### Goal of the exercise:
Please write out the lines of the data exactly, beginning with the first and ending with the line containing "[65,171,93],[35,139,69],[0,109,44],[0,68,27]];"; leave the pictures behind.

== Information provided ==

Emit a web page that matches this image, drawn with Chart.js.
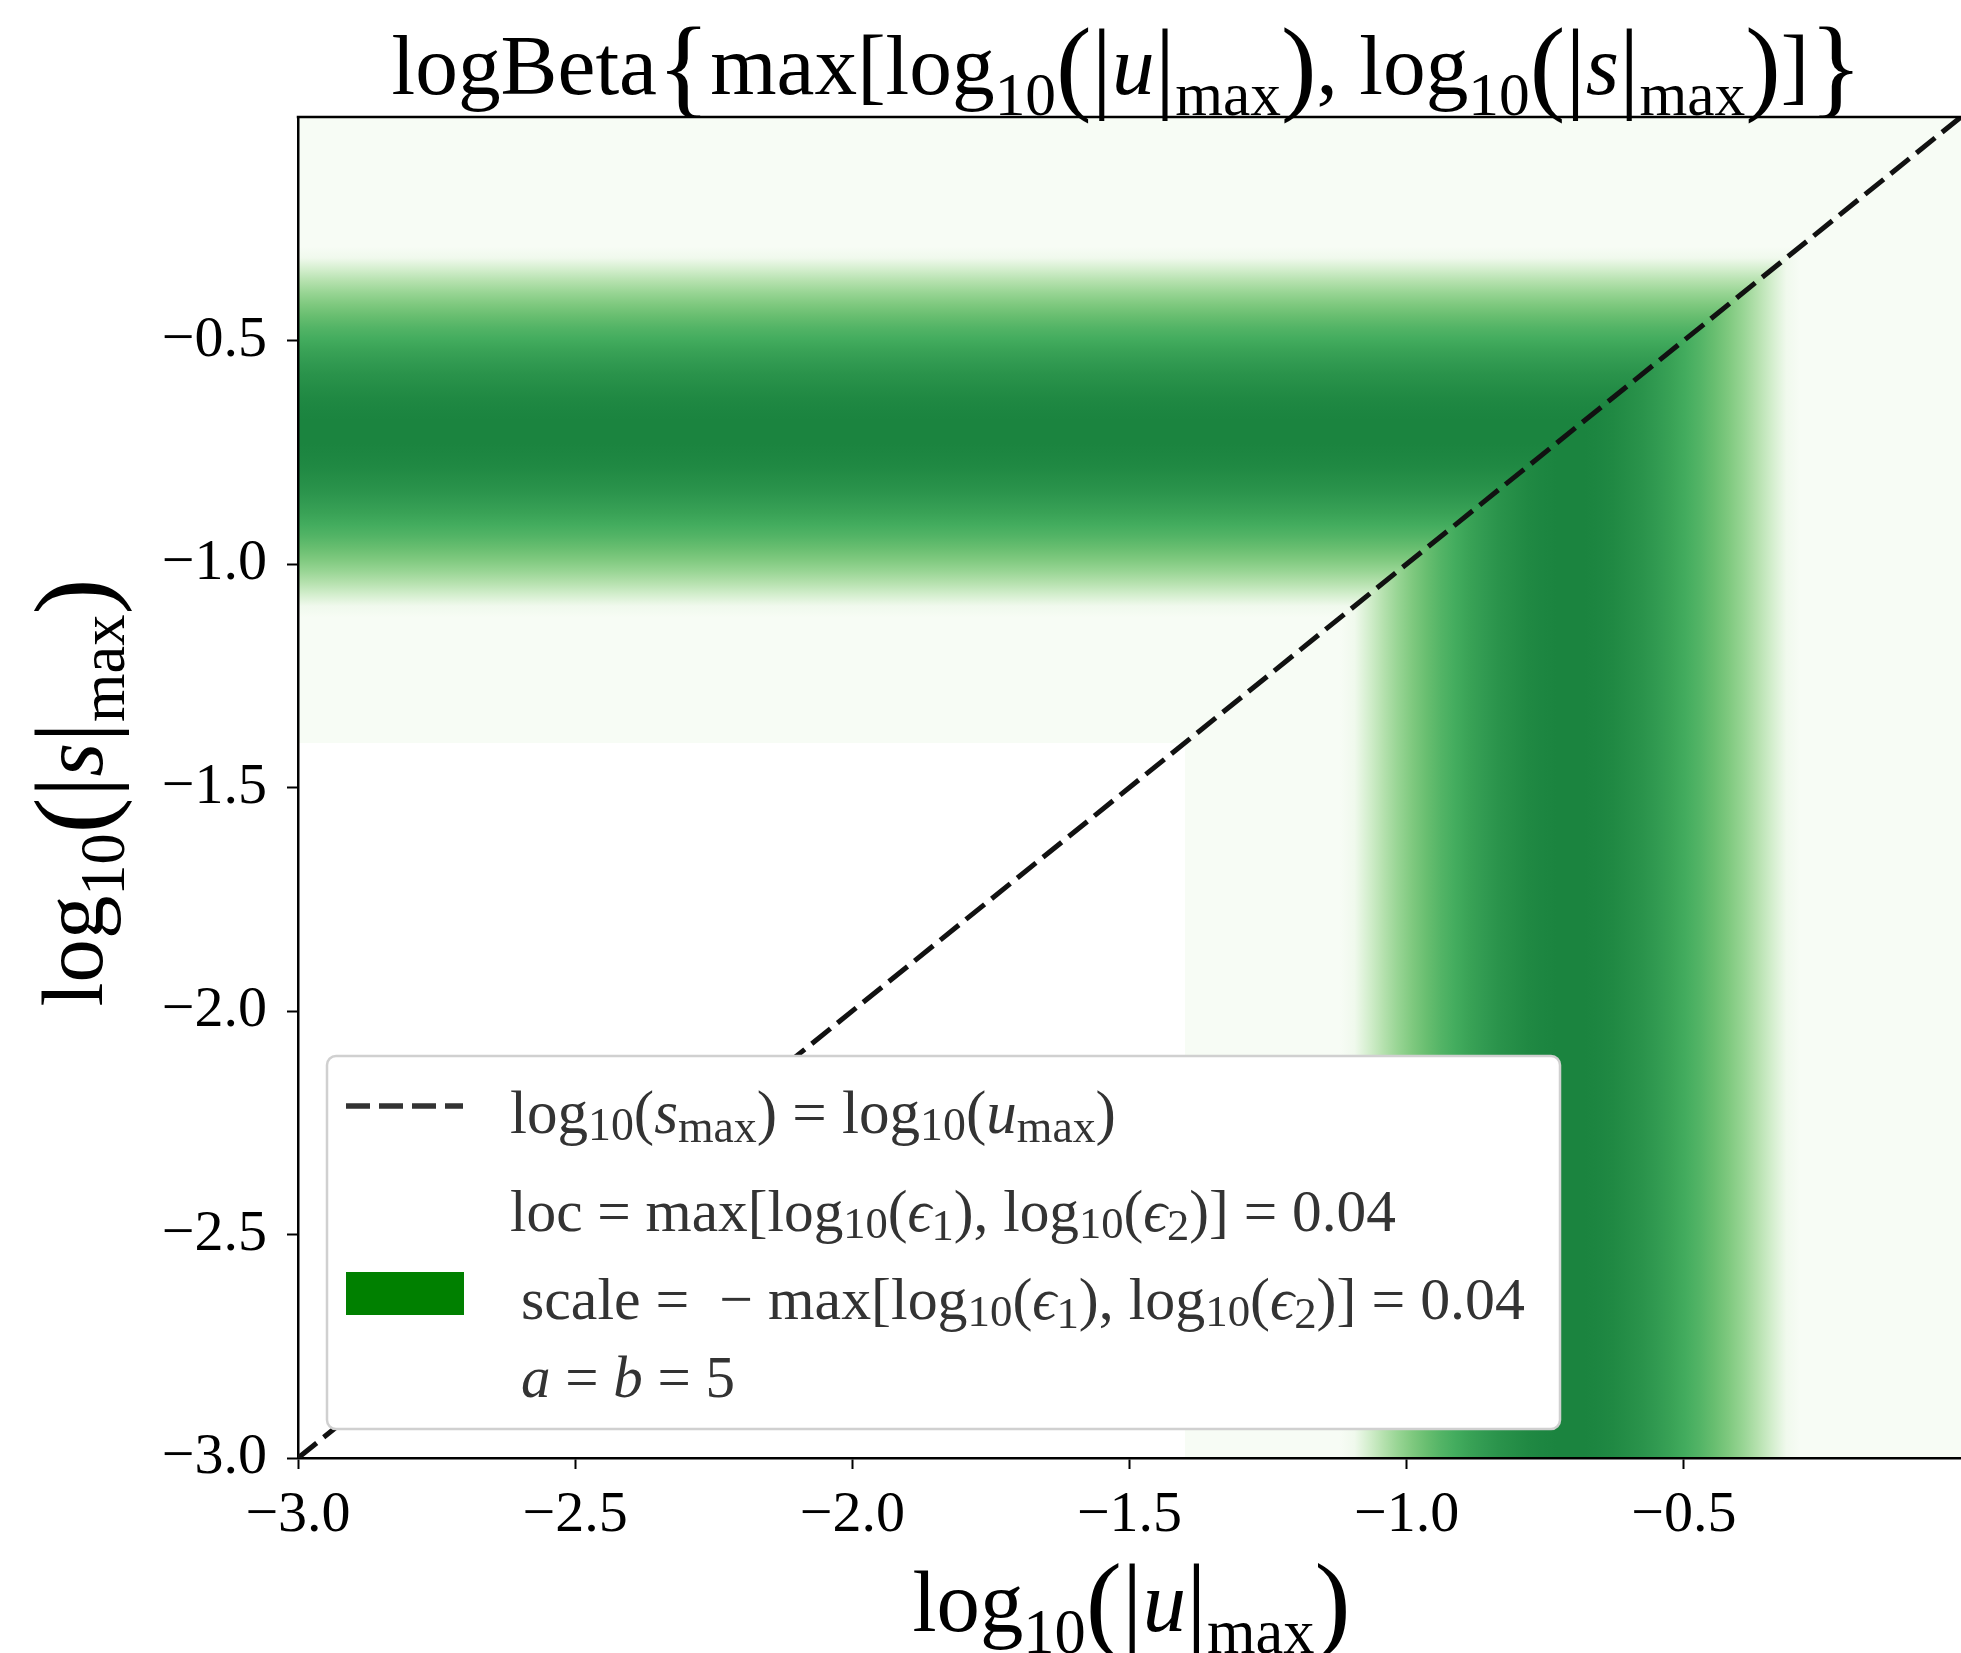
<!DOCTYPE html>
<html><head><meta charset="utf-8">
<script src="https://cdn.jsdelivr.net/npm/chart.js@4.4.1/dist/chart.umd.min.js"></script>
<style>html,body{margin:0;padding:0;background:#fff;overflow:hidden}canvas{display:block}</style>
</head><body>
<canvas id="c" width="1961" height="1653" style="width:1961px;height:1653px"></canvas>
<script>
// ---------------- data ----------------
const xTicks = [-3.0, -2.5, -2.0, -1.5, -1.0, -0.5];
const yTicks = [-3.0, -2.5, -2.0, -1.5, -1.0, -0.5];
const xRange = [-3, 0];
const yRange = [-3, 0];
const diagonalX = [-3, 0];
const diagonalY = [-3, 0];
// value depends on m = max(x, y); below supportMin there is no value (white)
const supportMin = -1.4;
const bandM = [-1.120, -1.094, -1.068, -1.042, -1.016, -0.990, -0.964, -0.938, -0.912, -0.886,
               -0.860, -0.834, -0.808, -0.782, -0.756, -0.730, -0.705, -0.679, -0.653, -0.627,
               -0.601, -0.575, -0.549, -0.523, -0.497, -0.471, -0.445, -0.419, -0.393, -0.367,
               -0.341, -0.315, -0.290];
const bandLevel = [0.00, 0.05, 0.20, 0.31, 0.40, 0.47, 0.53, 0.58, 0.62, 0.66,
                   0.69, 0.72, 0.74, 0.76, 0.77, 0.78, 0.78, 0.78, 0.77, 0.76,
                   0.74, 0.72, 0.69, 0.66, 0.62, 0.58, 0.53, 0.47, 0.40, 0.31,
                   0.20, 0.05, 0.00];
// matplotlib "Greens" colormap
const greens = [[247,252,245],[229,245,224],[199,233,192],[161,217,155],[116,196,118],
                [65,171,93],[35,139,69],[0,109,44],[0,68,27]];

// ---------------- text ----------------
const R = (t, s, dy) => ({t, s: s || 1, dy: dy || 0, it: false});
const I = (t, s, dy) => ({t, s: s || 1, dy: dy || 0, it: true});
const titleSegs = [R('logBeta'), R('{',1.3,0.1), R('max[log'), R('10',0.72,0.25), R('(',1.25,0.08),
  R('|',1.2,0.06), I('u'), R('|',1.2,0.06), R('max',0.72,0.25), R(')',1.25,0.08), R(', log'),
  R('10',0.72,0.25), R('(',1.25,0.08), R('|',1.2,0.06), I('s'), R('|',1.2,0.06), R('max',0.72,0.25),
  R(')',1.25,0.08), R(']'), R('}',1.3,0.1)];
const xLabelSegs = [R('log'), R('10',0.72,0.25), R('(',1.25,0.08), R('|',1.2,0.06), I('u'),
  R('|',1.2,0.06), R('max',0.72,0.25), R(')',1.25,0.08)];
const yLabelSegs = [R('log'), R('10',0.72,0.25), R('(',1.25,0.08), R('|',1.2,0.06), I('s'),
  R('|',1.2,0.06), R('max',0.72,0.25), R(')',1.25,0.08)];
const legendLines = [
  [R('log'), R('10',0.75,0.12), R('('), I('s'), R('max',0.75,0.15), R(')'), R(' = '), R('log'),
   R('10',0.75,0.12), R('('), I('u'), R('max',0.75,0.15), R(')')],
  [R('loc = max[log'), R('10',0.75,0.12), R('('), I('ϵ'), R('1',0.75,0.15), R('), log'),
   R('10',0.75,0.12), R('('), I('ϵ'), R('2',0.75,0.15), R(')] = 0.04')],
  [R('scale =  − max[log'), R('10',0.75,0.12), R('('), I('ϵ'), R('1',0.75,0.15), R('), log'),
   R('10',0.75,0.12), R('('), I('ϵ'), R('2',0.75,0.15), R(')] = 0.04')],
  [I('a'), R(' = '), I('b'), R(' = 5')]
];

// ---------------- helpers ----------------
const FAM = '"Liberation Serif", "DejaVu Serif", serif';
function fontStr(size, it) { return (it ? 'italic ' : '') + size.toFixed(2) + 'px ' + FAM; }
function measureRich(ctx, segs, B) {
  let w = 0;
  for (const s of segs) { ctx.font = fontStr(B * s.s, s.it); w += ctx.measureText(s.t).width; }
  return w;
}
function drawRich(ctx, segs, x, y, B) {
  ctx.textBaseline = 'alphabetic'; ctx.textAlign = 'left';
  let cx = x;
  for (const s of segs) {
    ctx.font = fontStr(B * s.s, s.it);
    ctx.fillText(s.t, cx, y + s.dy * B);
    cx += ctx.measureText(s.t).width;
  }
}
function fitSize(ctx, segs, targetW) { return 60 * targetW / measureRich(ctx, segs, 60); }
function greensColor(level) {
  if (level === null) return 'rgb(255,255,255)';
  const p = Math.max(0, Math.min(1, level)) * (greens.length - 1);
  const i = Math.min(greens.length - 2, Math.floor(p)), f = p - i;
  const c = greens[i].map((v, k) => Math.round(v + (greens[i + 1][k] - v) * f));
  return 'rgb(' + c.join(',') + ')';
}
function profileStops() {
  const st = [[xRange[0], null], [supportMin - 0.0005, null], [supportMin, 0]];
  for (let i = 0; i < bandM.length; i++) st.push([bandM[i], bandLevel[i]]);
  st.push([xRange[1], 0]);
  return st;
}
const fmt = v => (v < 0 ? '\u2212' : '') + Math.abs(v).toFixed(1);

// ---------------- plugins ----------------
const heatPlugin = {
  id: 'heat',
  beforeDraw(chart) {
    const {ctx, scales: {x, y}} = chart;
    ctx.save();
    ctx.fillStyle = '#fff'; ctx.fillRect(0, 0, chart.width, chart.height);
    const st = profileStops();
    const x0 = x.getPixelForValue(xRange[0]), x1 = x.getPixelForValue(xRange[1]);
    const y0 = y.getPixelForValue(yRange[0]), y1 = y.getPixelForValue(yRange[1]);
    const gx = ctx.createLinearGradient(x0, 0, x1, 0);
    const gy = ctx.createLinearGradient(0, y0, 0, y1);
    for (const [m, lv] of st) {
      gx.addColorStop((x.getPixelForValue(m) - x0) / (x1 - x0), greensColor(lv));
      gy.addColorStop((y.getPixelForValue(m) - y0) / (y1 - y0), greensColor(lv));
    }
    // region where x is the max
    ctx.fillStyle = gx;
    ctx.fillRect(x0, y1, x1 - x0, y0 - y1);
    // region where y is the max (upper-left triangle)
    ctx.beginPath();
    ctx.moveTo(x0, y0); ctx.lineTo(x0, y1); ctx.lineTo(x1, y1); ctx.closePath();
    ctx.fillStyle = gy; ctx.fill();
    ctx.restore();
  }
};

const overlayPlugin = {
  id: 'overlay',
  afterDraw(chart) {
    const {ctx, chartArea: a} = chart;
    ctx.save();
    // top spine
    ctx.strokeStyle = '#000'; ctx.lineWidth = 2.5;
    ctx.beginPath(); ctx.moveTo(a.left - 1.25, a.top); ctx.lineTo(a.right, a.top); ctx.stroke();
    ctx.fillStyle = '#000';
    // title
    let B = fitSize(ctx, titleSegs, 1471);
    let w = measureRich(ctx, titleSegs, B);
    drawRich(ctx, titleSegs, 1127 - w / 2, 94, B);
    // x label
    B = fitSize(ctx, xLabelSegs, 438);
    w = measureRich(ctx, xLabelSegs, B);
    drawRich(ctx, xLabelSegs, (a.left + a.right) / 2 + 2 - w / 2, 1631, B);
    // y label
    B = fitSize(ctx, yLabelSegs, 428);
    w = measureRich(ctx, yLabelSegs, B);
    ctx.save(); ctx.translate(102, (a.top + a.bottom) / 2 + 5); ctx.rotate(-Math.PI / 2);
    drawRich(ctx, yLabelSegs, -w / 2, 0, B);
    ctx.restore();
    // legend box
    const lx = 327, ly = 1056, lw = 1233, lh = 373, r = 9;
    ctx.beginPath();
    ctx.moveTo(lx + r, ly); ctx.arcTo(lx + lw, ly, lx + lw, ly + lh, r);
    ctx.arcTo(lx + lw, ly + lh, lx, ly + lh, r); ctx.arcTo(lx, ly + lh, lx, ly, r);
    ctx.arcTo(lx, ly, lx + lw, ly, r); ctx.closePath();
    ctx.fillStyle = '#fff'; ctx.fill();
    ctx.strokeStyle = '#d0d0d0'; ctx.lineWidth = 2.5; ctx.stroke();
    // handles
    ctx.strokeStyle = '#333'; ctx.lineWidth = 5.5; ctx.setLineDash([24, 9]);
    ctx.beginPath(); ctx.moveTo(346, 1106); ctx.lineTo(463, 1106); ctx.stroke();
    ctx.setLineDash([]);
    ctx.fillStyle = '#008000'; ctx.fillRect(346, 1272, 118, 43);
    // legend texts
    ctx.fillStyle = '#333';
    const lt = [[510, 1133, 606], [510, 1231, 886], [521, 1319, 1004], [521, 1397, 214]];
    legendLines.forEach((segs, i) => {
      const [tx, ty, tw] = lt[i];
      drawRich(ctx, segs, tx, ty, fitSize(ctx, segs, tw));
    });
    ctx.restore();
  }
};

// ---------------- chart ----------------
const tickFont = {family: 'Liberation Serif', size: 58};
new Chart(document.getElementById('c'), {
  type: 'scatter',
  data: {
    datasets: [{
      data: diagonalX.map((v, i) => ({x: v, y: diagonalY[i]})),
      showLine: true, borderColor: '#111', borderWidth: 5, borderDash: [24, 9],
      pointRadius: 0, fill: false
    }]
  },
  options: {
    responsive: false, animation: false, devicePixelRatio: 1,
    layout: {padding: {top: 117, left: 0, right: 0, bottom: 0}},
    plugins: {legend: {display: false}, tooltip: {enabled: false}, title: {display: false}},
    scales: {
      x: {
        type: 'linear', position: 'bottom', min: xRange[0], max: xRange[1],
        afterBuildTicks: s => { s.ticks = xTicks.map(v => ({value: v})); },
        afterFit: s => { s.height = 195; },
        grid: {display: true, drawOnChartArea: false, drawTicks: true, tickLength: 11,
               tickWidth: 2, tickColor: '#000'},
        border: {display: true, color: '#000', width: 2.5},
        ticks: {font: tickFont, color: '#000', padding: 12, maxRotation: 0, autoSkip: false,
                callback: v => fmt(v)}
      },
      y: {
        type: 'linear', position: 'left', min: yRange[0], max: yRange[1],
        afterBuildTicks: s => { s.ticks = yTicks.map(v => ({value: v})); },
        afterFit: s => { s.width = 298; },
        grid: {display: true, drawOnChartArea: false, drawTicks: true, tickLength: 11,
               tickWidth: 2, tickColor: '#000'},
        border: {display: true, color: '#000', width: 2.5},
        ticks: {font: tickFont, color: '#000', padding: 20, autoSkip: false,
                callback: v => fmt(v)}
      }
    }
  },
  plugins: [heatPlugin, overlayPlugin]
});
</script>
</body></html>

===

### Final answer:
Emit a web page that matches this image, drawn with Chart.js.
<!DOCTYPE html>
<html><head><meta charset="utf-8">
<script src="https://cdn.jsdelivr.net/npm/chart.js@4.4.1/dist/chart.umd.min.js"></script>
<style>html,body{margin:0;padding:0;background:#fff;overflow:hidden}canvas{display:block}</style>
</head><body>
<canvas id="c" width="1961" height="1653" style="width:1961px;height:1653px"></canvas>
<script>
// ---------------- data ----------------
const xTicks = [-3.0, -2.5, -2.0, -1.5, -1.0, -0.5];
const yTicks = [-3.0, -2.5, -2.0, -1.5, -1.0, -0.5];
const xRange = [-3, 0];
const yRange = [-3, 0];
const diagonalX = [-3, 0];
const diagonalY = [-3, 0];
// value depends on m = max(x, y); below supportMin there is no value (white)
const supportMin = -1.4;
const bandM = [-1.120, -1.094, -1.068, -1.042, -1.016, -0.990, -0.964, -0.938, -0.912, -0.886,
               -0.860, -0.834, -0.808, -0.782, -0.756, -0.730, -0.705, -0.679, -0.653, -0.627,
               -0.601, -0.575, -0.549, -0.523, -0.497, -0.471, -0.445, -0.419, -0.393, -0.367,
               -0.341, -0.315, -0.290];
const bandLevel = [0.00, 0.05, 0.20, 0.31, 0.40, 0.47, 0.53, 0.58, 0.62, 0.66,
                   0.69, 0.72, 0.74, 0.76, 0.77, 0.78, 0.78, 0.78, 0.77, 0.76,
                   0.74, 0.72, 0.69, 0.66, 0.62, 0.58, 0.53, 0.47, 0.40, 0.31,
                   0.20, 0.05, 0.00];
// matplotlib "Greens" colormap
const greens = [[247,252,245],[229,245,224],[199,233,192],[161,217,155],[116,196,118],
                [65,171,93],[35,139,69],[0,109,44],[0,68,27]];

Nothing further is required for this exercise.